Though the court rejected the names offered by the Republicans and ordered the party to propose alternatives, this barely registered as the affront to democracy that it was. Instead, to the extent the media focused on it, it illustrated how cunning and ruthless Republicans were, not that they were undermining the system of fair redistricting or the operation of the judiciary.
The Republican effort to redefine democracy — to define democracy down — is not incidental to their party’s future — it is essential to its future. Republicans know that they cannot win free and fair elections where the most votes result in majority rule. It is time we stop expecting more of them, but it is also time that we stop accepting less.

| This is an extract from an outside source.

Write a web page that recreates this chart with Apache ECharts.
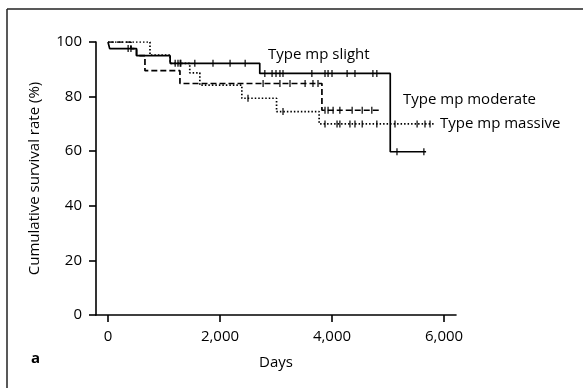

Instead, those of us who care about democracy must focus on our own expectations and what we accept as normal or acceptable. We should not accept as normal a system that disenfranchises voters simply because it must do that in order to compete. We should not accept a system where simply opposing a coup is a free pass to support voter suppression. And, we should not accept a system when Republicans are expected to play by one set of rules and Democrats another.
In short, we must demand that our leaders work to expand democracy rather than normalize its contraction. It may be uncomfortable at times to call out Republicans as anti-democratic, but that is what we must insist upon if we are not to allow our democracy to be defined down until it no longer exists.